Copy, exactly and only, the lines from the one with "Give me the D3.js source for this chart." up to and including the one with "const yR = d3.scaleLog().domain([1e-10, 1]).range([B, T]);", leaving pictures out.

▶ **PROVIDED INFORMATION**:
* * * * * * * * *
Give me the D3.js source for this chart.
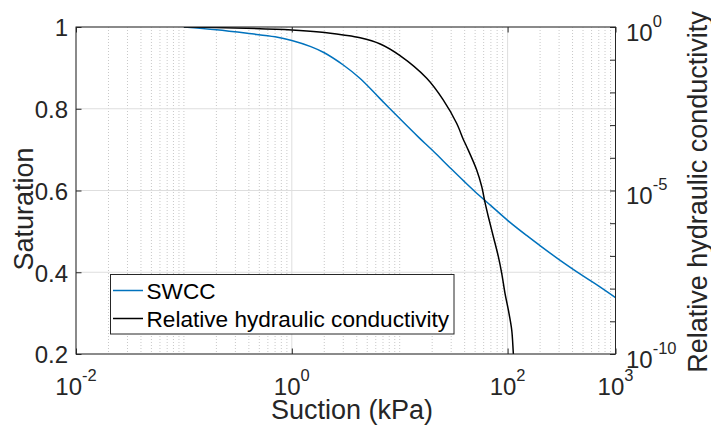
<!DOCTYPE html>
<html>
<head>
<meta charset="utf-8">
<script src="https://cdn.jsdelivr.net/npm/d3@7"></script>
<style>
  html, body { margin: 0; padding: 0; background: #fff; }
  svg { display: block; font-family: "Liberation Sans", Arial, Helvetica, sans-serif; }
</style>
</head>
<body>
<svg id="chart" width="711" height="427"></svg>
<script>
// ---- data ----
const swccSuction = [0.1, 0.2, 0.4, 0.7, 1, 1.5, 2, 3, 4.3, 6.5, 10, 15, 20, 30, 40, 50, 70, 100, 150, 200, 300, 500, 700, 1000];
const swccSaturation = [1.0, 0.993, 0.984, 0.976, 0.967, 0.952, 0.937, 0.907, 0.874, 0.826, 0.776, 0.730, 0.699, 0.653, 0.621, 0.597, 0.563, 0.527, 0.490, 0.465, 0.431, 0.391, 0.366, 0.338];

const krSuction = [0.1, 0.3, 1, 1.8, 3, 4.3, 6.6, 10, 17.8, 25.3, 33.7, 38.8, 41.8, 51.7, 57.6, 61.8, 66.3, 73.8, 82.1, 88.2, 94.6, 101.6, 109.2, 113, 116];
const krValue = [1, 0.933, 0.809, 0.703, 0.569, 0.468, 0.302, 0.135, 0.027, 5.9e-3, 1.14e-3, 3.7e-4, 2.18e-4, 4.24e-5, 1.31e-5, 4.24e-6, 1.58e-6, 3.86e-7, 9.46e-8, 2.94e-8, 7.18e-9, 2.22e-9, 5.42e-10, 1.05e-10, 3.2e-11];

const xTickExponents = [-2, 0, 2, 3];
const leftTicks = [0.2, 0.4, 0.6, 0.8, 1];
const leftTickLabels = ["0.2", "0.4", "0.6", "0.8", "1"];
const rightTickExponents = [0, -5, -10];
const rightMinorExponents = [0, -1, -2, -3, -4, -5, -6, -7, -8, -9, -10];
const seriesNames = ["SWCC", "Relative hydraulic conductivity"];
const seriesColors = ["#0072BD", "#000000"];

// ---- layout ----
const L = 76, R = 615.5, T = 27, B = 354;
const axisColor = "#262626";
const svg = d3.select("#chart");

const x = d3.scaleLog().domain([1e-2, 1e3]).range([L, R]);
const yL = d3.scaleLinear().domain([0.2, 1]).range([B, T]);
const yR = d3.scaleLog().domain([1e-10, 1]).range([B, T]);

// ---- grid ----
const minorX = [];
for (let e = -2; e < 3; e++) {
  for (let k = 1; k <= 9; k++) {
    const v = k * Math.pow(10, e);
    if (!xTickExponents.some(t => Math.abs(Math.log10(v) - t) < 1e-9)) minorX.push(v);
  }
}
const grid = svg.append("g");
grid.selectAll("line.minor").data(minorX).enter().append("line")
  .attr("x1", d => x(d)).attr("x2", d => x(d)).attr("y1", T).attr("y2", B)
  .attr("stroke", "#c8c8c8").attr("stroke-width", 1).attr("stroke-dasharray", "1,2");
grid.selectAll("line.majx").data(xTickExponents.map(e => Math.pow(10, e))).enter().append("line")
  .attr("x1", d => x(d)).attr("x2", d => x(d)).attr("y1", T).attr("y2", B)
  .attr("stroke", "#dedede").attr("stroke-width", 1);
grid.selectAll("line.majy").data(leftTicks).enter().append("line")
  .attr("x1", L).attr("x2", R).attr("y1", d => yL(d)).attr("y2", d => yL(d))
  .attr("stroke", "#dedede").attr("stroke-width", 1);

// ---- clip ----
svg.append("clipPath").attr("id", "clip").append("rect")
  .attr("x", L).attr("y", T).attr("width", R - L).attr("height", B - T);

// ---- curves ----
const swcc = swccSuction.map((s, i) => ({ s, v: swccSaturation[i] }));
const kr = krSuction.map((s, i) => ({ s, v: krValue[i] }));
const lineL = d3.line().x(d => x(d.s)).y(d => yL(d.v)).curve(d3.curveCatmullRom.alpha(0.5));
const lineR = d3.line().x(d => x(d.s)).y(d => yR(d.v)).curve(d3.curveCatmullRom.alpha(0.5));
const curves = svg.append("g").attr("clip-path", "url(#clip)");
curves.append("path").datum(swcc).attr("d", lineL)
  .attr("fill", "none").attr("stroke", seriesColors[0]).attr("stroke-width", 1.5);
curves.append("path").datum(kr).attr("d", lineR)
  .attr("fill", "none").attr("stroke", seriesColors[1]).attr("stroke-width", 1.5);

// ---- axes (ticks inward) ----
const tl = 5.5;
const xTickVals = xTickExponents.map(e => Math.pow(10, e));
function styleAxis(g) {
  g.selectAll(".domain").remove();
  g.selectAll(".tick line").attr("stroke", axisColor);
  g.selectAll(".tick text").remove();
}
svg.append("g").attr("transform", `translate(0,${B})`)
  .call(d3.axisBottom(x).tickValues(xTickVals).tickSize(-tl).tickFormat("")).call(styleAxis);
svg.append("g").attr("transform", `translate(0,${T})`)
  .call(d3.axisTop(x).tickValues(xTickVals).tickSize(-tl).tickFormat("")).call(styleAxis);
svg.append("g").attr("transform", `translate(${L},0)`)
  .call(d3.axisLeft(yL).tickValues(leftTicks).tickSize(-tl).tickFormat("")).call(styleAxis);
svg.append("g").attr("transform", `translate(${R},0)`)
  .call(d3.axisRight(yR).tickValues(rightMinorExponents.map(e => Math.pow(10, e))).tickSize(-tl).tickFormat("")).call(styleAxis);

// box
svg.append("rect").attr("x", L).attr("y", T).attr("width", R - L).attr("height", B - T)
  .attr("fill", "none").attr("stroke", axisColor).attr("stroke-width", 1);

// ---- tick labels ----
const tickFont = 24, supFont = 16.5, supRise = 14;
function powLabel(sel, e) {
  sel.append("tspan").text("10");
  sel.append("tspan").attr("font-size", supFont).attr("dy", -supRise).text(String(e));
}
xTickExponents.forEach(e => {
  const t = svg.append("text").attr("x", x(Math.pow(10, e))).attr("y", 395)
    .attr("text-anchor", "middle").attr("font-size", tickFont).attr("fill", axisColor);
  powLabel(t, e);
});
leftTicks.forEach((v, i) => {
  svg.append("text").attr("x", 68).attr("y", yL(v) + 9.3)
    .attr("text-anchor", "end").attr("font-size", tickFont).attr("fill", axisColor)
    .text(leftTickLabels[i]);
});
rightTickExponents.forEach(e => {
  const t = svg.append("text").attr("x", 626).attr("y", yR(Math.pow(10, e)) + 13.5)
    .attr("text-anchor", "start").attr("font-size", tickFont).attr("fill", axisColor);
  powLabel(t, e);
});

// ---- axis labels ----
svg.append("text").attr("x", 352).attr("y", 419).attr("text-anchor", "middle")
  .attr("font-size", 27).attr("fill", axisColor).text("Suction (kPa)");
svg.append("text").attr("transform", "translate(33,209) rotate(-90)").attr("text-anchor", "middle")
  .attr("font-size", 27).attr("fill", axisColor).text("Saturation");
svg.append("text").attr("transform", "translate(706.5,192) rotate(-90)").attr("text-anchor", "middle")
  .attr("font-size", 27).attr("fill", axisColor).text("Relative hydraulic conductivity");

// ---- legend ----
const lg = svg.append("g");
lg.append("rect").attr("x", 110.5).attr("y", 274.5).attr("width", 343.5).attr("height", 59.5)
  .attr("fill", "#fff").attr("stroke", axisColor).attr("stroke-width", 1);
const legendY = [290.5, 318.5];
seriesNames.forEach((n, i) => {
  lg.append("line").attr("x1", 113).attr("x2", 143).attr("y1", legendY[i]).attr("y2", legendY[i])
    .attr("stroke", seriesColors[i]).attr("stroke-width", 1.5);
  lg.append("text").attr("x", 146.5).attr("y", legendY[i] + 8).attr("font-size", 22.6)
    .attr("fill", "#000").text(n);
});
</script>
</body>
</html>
* * * * * * * * *
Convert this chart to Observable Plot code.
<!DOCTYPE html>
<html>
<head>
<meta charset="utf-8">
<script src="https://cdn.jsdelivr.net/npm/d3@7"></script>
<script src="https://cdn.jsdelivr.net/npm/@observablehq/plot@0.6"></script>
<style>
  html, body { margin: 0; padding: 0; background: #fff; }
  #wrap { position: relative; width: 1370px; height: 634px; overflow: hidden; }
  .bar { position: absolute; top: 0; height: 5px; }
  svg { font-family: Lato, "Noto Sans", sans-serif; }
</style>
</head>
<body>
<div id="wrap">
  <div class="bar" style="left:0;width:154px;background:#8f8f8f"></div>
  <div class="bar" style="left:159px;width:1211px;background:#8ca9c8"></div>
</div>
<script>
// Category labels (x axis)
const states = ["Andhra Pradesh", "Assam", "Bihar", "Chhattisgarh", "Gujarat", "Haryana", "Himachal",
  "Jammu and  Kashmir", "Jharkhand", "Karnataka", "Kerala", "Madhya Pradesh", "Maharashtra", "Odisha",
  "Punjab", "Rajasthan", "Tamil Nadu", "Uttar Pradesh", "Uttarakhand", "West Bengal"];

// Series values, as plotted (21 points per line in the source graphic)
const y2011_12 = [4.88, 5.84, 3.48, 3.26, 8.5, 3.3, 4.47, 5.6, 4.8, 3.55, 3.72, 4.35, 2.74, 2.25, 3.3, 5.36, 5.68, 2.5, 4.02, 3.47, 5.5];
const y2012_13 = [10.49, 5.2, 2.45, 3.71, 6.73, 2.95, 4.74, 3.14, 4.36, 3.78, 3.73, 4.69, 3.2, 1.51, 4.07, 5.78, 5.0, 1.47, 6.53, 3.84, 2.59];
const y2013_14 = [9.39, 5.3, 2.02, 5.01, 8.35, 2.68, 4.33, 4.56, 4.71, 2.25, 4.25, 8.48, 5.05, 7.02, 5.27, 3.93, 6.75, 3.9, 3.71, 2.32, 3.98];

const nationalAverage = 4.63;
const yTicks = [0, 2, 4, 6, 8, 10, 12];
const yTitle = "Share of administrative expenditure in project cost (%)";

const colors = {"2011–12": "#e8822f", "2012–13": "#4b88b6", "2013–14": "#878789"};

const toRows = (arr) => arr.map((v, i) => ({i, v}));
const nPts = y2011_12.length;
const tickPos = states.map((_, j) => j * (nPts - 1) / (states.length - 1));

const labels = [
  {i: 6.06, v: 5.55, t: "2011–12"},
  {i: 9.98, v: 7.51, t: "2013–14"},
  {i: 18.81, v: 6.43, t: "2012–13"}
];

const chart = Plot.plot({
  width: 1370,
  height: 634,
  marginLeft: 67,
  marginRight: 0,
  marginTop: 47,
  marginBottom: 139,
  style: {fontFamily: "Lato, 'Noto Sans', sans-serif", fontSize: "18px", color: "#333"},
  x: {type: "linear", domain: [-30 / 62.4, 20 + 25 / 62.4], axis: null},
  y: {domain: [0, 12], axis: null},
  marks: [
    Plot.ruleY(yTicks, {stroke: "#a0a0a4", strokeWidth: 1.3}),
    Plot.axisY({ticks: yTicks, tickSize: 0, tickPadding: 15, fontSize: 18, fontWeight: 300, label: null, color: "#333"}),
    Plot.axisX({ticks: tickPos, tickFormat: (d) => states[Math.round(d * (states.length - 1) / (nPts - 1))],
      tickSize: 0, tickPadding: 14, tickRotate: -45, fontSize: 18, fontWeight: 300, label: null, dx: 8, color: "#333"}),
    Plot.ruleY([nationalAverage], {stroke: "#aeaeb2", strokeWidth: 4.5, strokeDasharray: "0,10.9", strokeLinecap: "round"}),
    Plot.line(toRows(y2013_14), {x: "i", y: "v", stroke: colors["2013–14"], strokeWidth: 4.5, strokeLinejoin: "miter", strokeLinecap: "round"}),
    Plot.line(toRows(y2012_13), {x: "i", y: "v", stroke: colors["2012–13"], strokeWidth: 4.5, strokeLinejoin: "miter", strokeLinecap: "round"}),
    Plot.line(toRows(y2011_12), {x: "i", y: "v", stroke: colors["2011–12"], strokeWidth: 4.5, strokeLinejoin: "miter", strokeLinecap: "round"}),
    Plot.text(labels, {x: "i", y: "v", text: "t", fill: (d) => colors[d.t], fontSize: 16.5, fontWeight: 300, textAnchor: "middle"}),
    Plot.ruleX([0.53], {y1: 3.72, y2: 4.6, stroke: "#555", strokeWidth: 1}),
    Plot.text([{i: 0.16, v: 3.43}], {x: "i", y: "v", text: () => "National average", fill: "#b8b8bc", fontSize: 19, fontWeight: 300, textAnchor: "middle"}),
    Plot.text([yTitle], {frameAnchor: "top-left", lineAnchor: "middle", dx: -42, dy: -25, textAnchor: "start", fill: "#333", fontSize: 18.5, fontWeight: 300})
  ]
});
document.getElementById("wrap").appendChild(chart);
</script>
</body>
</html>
* * * * * * * * *
▶ **EXERCISE RESPONSE**:
Give me the D3.js source for this chart.
<!DOCTYPE html>
<html>
<head>
<meta charset="utf-8">
<script src="https://cdn.jsdelivr.net/npm/d3@7"></script>
<style>
  html, body { margin: 0; padding: 0; background: #fff; }
  svg { display: block; font-family: "Liberation Sans", Arial, Helvetica, sans-serif; }
</style>
</head>
<body>
<svg id="chart" width="711" height="427"></svg>
<script>
// ---- data ----
const swccSuction = [0.1, 0.2, 0.4, 0.7, 1, 1.5, 2, 3, 4.3, 6.5, 10, 15, 20, 30, 40, 50, 70, 100, 150, 200, 300, 500, 700, 1000];
const swccSaturation = [1.0, 0.993, 0.984, 0.976, 0.967, 0.952, 0.937, 0.907, 0.874, 0.826, 0.776, 0.730, 0.699, 0.653, 0.621, 0.597, 0.563, 0.527, 0.490, 0.465, 0.431, 0.391, 0.366, 0.338];

const krSuction = [0.1, 0.3, 1, 1.8, 3, 4.3, 6.6, 10, 17.8, 25.3, 33.7, 38.8, 41.8, 51.7, 57.6, 61.8, 66.3, 73.8, 82.1, 88.2, 94.6, 101.6, 109.2, 113, 116];
const krValue = [1, 0.933, 0.809, 0.703, 0.569, 0.468, 0.302, 0.135, 0.027, 5.9e-3, 1.14e-3, 3.7e-4, 2.18e-4, 4.24e-5, 1.31e-5, 4.24e-6, 1.58e-6, 3.86e-7, 9.46e-8, 2.94e-8, 7.18e-9, 2.22e-9, 5.42e-10, 1.05e-10, 3.2e-11];

const xTickExponents = [-2, 0, 2, 3];
const leftTicks = [0.2, 0.4, 0.6, 0.8, 1];
const leftTickLabels = ["0.2", "0.4", "0.6", "0.8", "1"];
const rightTickExponents = [0, -5, -10];
const rightMinorExponents = [0, -1, -2, -3, -4, -5, -6, -7, -8, -9, -10];
const seriesNames = ["SWCC", "Relative hydraulic conductivity"];
const seriesColors = ["#0072BD", "#000000"];

// ---- layout ----
const L = 76, R = 615.5, T = 27, B = 354;
const axisColor = "#262626";
const svg = d3.select("#chart");

const x = d3.scaleLog().domain([1e-2, 1e3]).range([L, R]);
const yL = d3.scaleLinear().domain([0.2, 1]).range([B, T]);
const yR = d3.scaleLog().domain([1e-10, 1]).range([B, T]);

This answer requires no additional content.